== Task ==
Reproduce the records below exactly, leaving out any pictures.

== Working data ==
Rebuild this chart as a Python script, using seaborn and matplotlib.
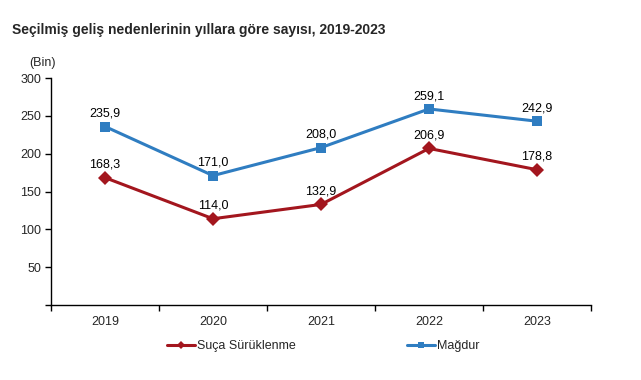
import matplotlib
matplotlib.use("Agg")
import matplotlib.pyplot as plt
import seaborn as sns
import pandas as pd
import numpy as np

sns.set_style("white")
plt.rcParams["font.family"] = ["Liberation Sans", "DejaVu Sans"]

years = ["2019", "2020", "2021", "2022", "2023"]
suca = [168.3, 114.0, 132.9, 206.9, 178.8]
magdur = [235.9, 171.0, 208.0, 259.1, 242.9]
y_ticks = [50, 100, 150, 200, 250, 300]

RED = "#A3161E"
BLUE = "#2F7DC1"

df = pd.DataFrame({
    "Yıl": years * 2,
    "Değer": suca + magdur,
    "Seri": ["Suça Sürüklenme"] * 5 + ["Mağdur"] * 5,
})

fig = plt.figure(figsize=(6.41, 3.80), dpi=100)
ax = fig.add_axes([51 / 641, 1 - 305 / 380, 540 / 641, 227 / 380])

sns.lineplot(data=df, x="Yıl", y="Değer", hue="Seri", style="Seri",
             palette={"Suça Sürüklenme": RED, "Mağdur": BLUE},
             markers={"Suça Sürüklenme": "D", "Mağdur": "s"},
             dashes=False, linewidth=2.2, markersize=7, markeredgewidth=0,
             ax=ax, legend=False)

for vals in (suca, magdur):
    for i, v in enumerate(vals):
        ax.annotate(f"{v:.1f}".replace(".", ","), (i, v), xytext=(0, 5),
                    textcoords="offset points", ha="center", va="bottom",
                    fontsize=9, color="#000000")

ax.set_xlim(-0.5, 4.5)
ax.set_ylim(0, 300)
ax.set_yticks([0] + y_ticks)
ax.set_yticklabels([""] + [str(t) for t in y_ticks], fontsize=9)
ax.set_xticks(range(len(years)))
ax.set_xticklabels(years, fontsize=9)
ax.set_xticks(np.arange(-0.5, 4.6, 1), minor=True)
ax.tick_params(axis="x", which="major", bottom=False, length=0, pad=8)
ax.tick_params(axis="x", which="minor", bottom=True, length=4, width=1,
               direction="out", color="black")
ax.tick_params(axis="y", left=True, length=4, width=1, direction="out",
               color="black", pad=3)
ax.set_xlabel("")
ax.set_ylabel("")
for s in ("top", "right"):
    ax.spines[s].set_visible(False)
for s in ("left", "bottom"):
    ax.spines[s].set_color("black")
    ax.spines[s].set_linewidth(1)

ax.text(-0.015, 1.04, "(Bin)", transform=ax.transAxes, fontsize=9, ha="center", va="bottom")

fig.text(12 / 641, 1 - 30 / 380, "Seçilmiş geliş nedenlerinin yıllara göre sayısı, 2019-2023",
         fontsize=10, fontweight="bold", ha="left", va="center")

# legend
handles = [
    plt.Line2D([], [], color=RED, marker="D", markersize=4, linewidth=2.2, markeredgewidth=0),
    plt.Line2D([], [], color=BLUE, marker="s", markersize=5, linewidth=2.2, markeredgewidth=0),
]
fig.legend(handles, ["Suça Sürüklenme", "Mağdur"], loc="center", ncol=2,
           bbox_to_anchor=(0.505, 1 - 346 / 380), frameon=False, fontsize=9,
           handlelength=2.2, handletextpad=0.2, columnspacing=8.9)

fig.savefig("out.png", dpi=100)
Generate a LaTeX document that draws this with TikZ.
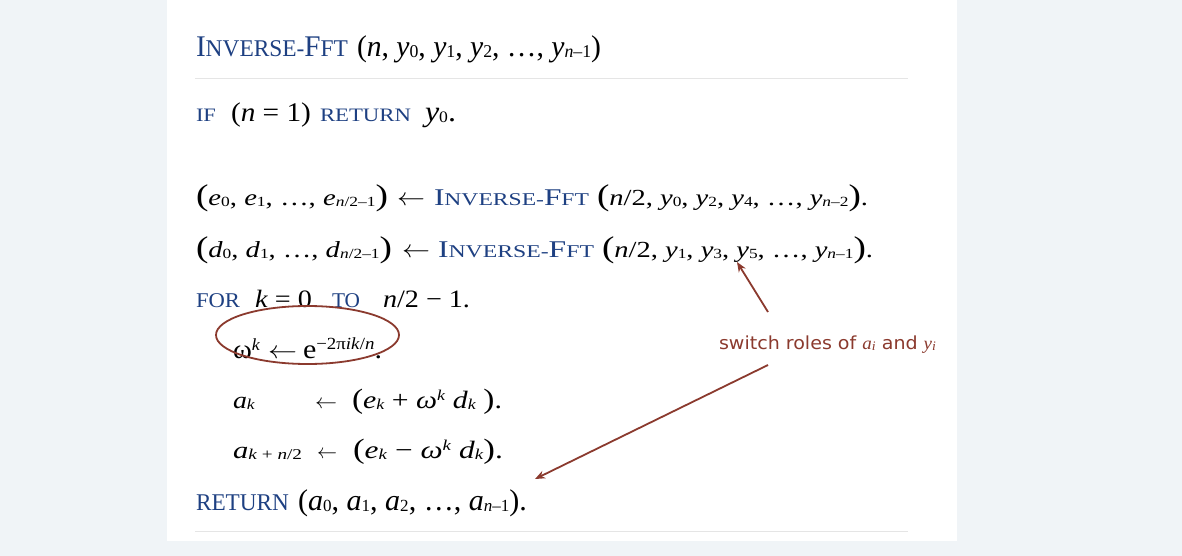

== Right answer ==
Rebuild this chart as a Python script, using seaborn and matplotlib.
import matplotlib
matplotlib.use("Agg")
import matplotlib.pyplot as plt
import seaborn as sns
import pandas as pd
import numpy as np

sns.set_style("white")
plt.rcParams["font.family"] = ["Liberation Sans", "DejaVu Sans"]

years = ["2019", "2020", "2021", "2022", "2023"]
suca = [168.3, 114.0, 132.9, 206.9, 178.8]
magdur = [235.9, 171.0, 208.0, 259.1, 242.9]
y_ticks = [50, 100, 150, 200, 250, 300]

RED = "#A3161E"
BLUE = "#2F7DC1"

df = pd.DataFrame({
    "Yıl": years * 2,
    "Değer": suca + magdur,
    "Seri": ["Suça Sürüklenme"] * 5 + ["Mağdur"] * 5,
})

fig = plt.figure(figsize=(6.41, 3.80), dpi=100)
ax = fig.add_axes([51 / 641, 1 - 305 / 380, 540 / 641, 227 / 380])

sns.lineplot(data=df, x="Yıl", y="Değer", hue="Seri", style="Seri",
             palette={"Suça Sürüklenme": RED, "Mağdur": BLUE},
             markers={"Suça Sürüklenme": "D", "Mağdur": "s"},
             dashes=False, linewidth=2.2, markersize=7, markeredgewidth=0,
             ax=ax, legend=False)

for vals in (suca, magdur):
    for i, v in enumerate(vals):
        ax.annotate(f"{v:.1f}".replace(".", ","), (i, v), xytext=(0, 5),
                    textcoords="offset points", ha="center", va="bottom",
                    fontsize=9, color="#000000")

ax.set_xlim(-0.5, 4.5)
ax.set_ylim(0, 300)
ax.set_yticks([0] + y_ticks)
ax.set_yticklabels([""] + [str(t) for t in y_ticks], fontsize=9)
ax.set_xticks(range(len(years)))
ax.set_xticklabels(years, fontsize=9)
ax.set_xticks(np.arange(-0.5, 4.6, 1), minor=True)
ax.tick_params(axis="x", which="major", bottom=False, length=0, pad=8)
ax.tick_params(axis="x", which="minor", bottom=True, length=4, width=1,
               direction="out", color="black")
ax.tick_params(axis="y", left=True, length=4, width=1, direction="out",
               color="black", pad=3)
ax.set_xlabel("")
ax.set_ylabel("")
for s in ("top", "right"):
    ax.spines[s].set_visible(False)
for s in ("left", "bottom"):
    ax.spines[s].set_color("black")
    ax.spines[s].set_linewidth(1)

ax.text(-0.015, 1.04, "(Bin)", transform=ax.transAxes, fontsize=9, ha="center", va="bottom")

fig.text(12 / 641, 1 - 30 / 380, "Seçilmiş geliş nedenlerinin yıllara göre sayısı, 2019-2023",
         fontsize=10, fontweight="bold", ha="left", va="center")

# legend
handles = [
    plt.Line2D([], [], color=RED, marker="D", markersize=4, linewidth=2.2, markeredgewidth=0),
    plt.Line2D([], [], color=BLUE, marker="s", markersize=5, linewidth=2.2, markeredgewidth=0),
]
fig.legend(handles, ["Suça Sürüklenme", "Mağdur"], loc="center", ncol=2,
           bbox_to_anchor=(0.505, 1 - 346 / 380), frameon=False, fontsize=9,
           handlelength=2.2, handletextpad=0.2, columnspacing=8.9)

fig.savefig("out.png", dpi=100)
Generate a LaTeX document that draws this with TikZ.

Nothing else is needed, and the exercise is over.